Los obispos protestaban cada vez que se estrechaba el cerco, pero solo Mindszenty se mantenía firme: «Cualquier compromiso [con el régimen] es una derrota». Pío XII sabía cómo pensaba y actuaba y, a finales de 1945, le creó cardenal, dignidad que se añadió a la de arzobispo de Ezstergöm, sede primada de Hungría, que empezó a ostentar unos meses antes.
Al entregarle el birrete el 18 de febrero 1946, el Papa le dijo en público que sería el «primero en sufrir el martirio, cuyo símbolo es este color púrpura». La premonición papal tardó dos años en cumplirse. «Es incompatible con la estabilización de nuestra democracia [sic] que una tropa de asalto del fascismo [resic] como la que se alinea detrás de Mindszenty, siga perturbando nuestra labor de reconstrucción», declaró el primer ministro, Matyas Rakosi, a principios de 1948.

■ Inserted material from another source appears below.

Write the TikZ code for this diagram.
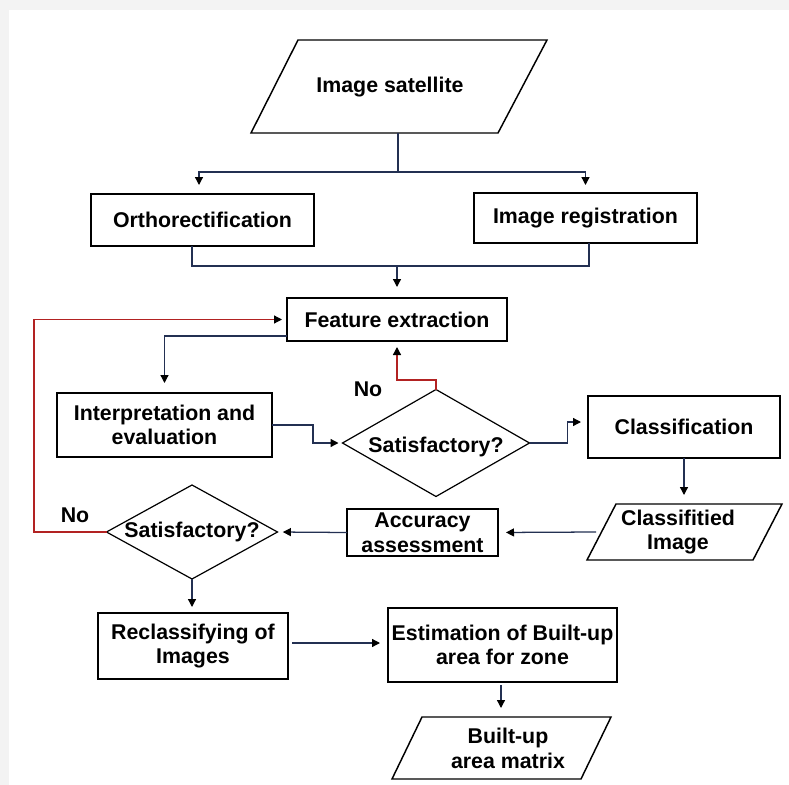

Fue el pistoletazo de salida de una operación de acoso y derribo que culminó con el arresto y posterior encarcelamiento del cardenal. 40 días más tarde, tras un juicio sumarísimo, fue condenado a trabajos forzosos por «traición, espionaje, atentado contra la seguridad del Estado y tráfico ilegal de divisas».
Firmeza y prudencia
Dureza extrema. Pero no fue en vano: su caso trascendió las fronteras húngaras. Empezando por el Vaticano, donde Pío XII excomulgó no solo a todo aquel que «osó levantar una mano sacrílega» sobre Mindszenty, sino también sobre todo aquel que le impidiese «ejercer su jurisdicción». En el mundo libre, el caso sirvió para llamar la atención sobre la tragedia que vivían los obispos en la Europa comunista; no solo era Mindszenty, también figuraban, entre otros, los titulares de las diócesis de Praga, József Beran, y de Zagreb, Alojs Stepinac.

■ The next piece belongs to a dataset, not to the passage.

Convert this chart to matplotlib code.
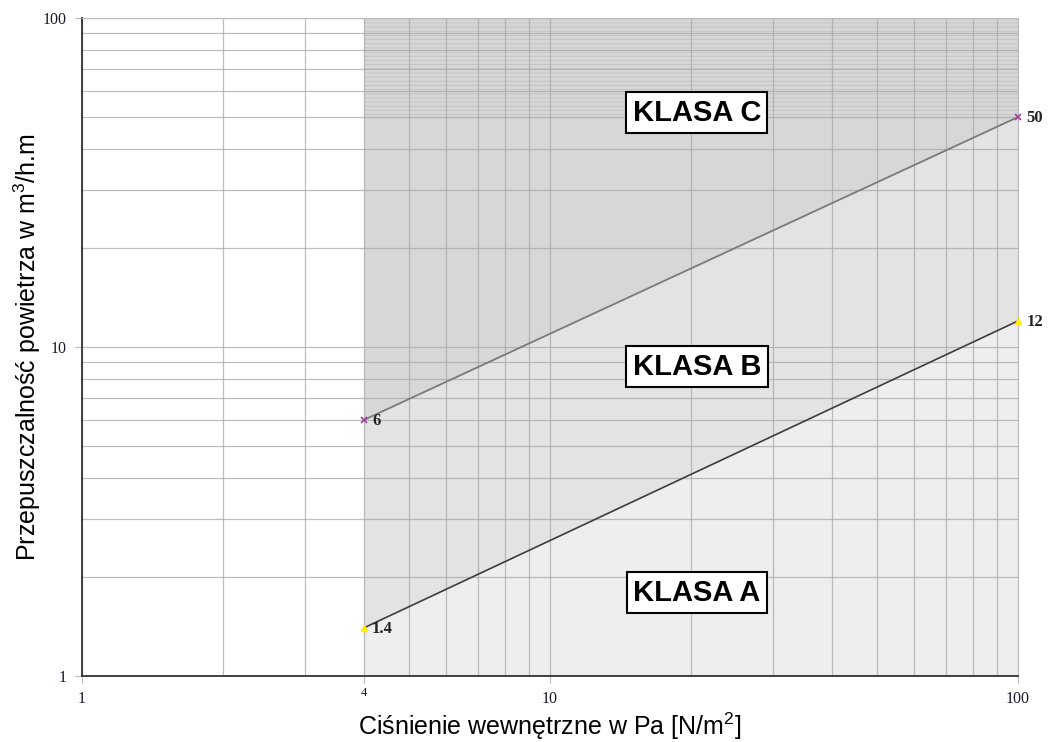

Los problemas de salud del purpurado convirtieron los trabajos forzosos en arresto domiciliario. Pero Mindszenty seguía sin poder desempeñar su ministerio. Todo cambiaría en octubre de 1956, hace ahora 60 años, cuando estalló la Revolución húngara. Lo que empezó como una protesta estudiantil el 23 derivó en una insurrección que hizo tambalearse al poder comunista. Los doce días legendarios de Budapest supusieron el cénit de Mindszenty y el inicio de su salida del escenario.
El cardenal fue liberado el día 31 e inmediatamente retomó posesión de su diócesis. Tres días más tarde, invitado por un Gobierno que había proclamado la neutralidad húngara y el consiguiente abandono del Pacto de Varsovia, el cardenal pronunció un histórico discurso radiofónico. Firme y prudente: le habían sugerido no abordar temas como el de la propiedad así como tratar con moderación a los rusos.
Aunque sus palabras sobre un nacionalismo pacífico y los derechos de la Iglesia permanecieron en la memoria de muchos, la alegría fue de corta duración pues, pocas horas después, los tanques soviéticos invadían Budapest, arrasando con las ansias de libertad de los magiares. Mindszenty se refugió en la embajada norteamericana. Su estancia allí duró 15 años.
No fue un periodo de asueto, sobre todo a partir de 1963, año del inicio del pontificado de Pablo VI y de la Ostpolitik vaticana, que pretendía, sin renunciar a sus principios, suavizar algo su postura en relación con la Europa comunista. El objetivo a corto plazo era facilitar la libertad de culto en esos países. El Papa pidió a Mindszenty que renunciara a su cargo. El cardenal se negó a hacerlo hasta 1971, cuando partió hacia el exilio. Roma defendió su pragmatismo; Mindszenty, unos principios irrenunciables. Ambas posturas eran legítimas. Hubo tiranteces. Pero hoy, seis décadas después, Mindszenty es recordado como la referencia de la resistencia espiritual y moral al comunismo.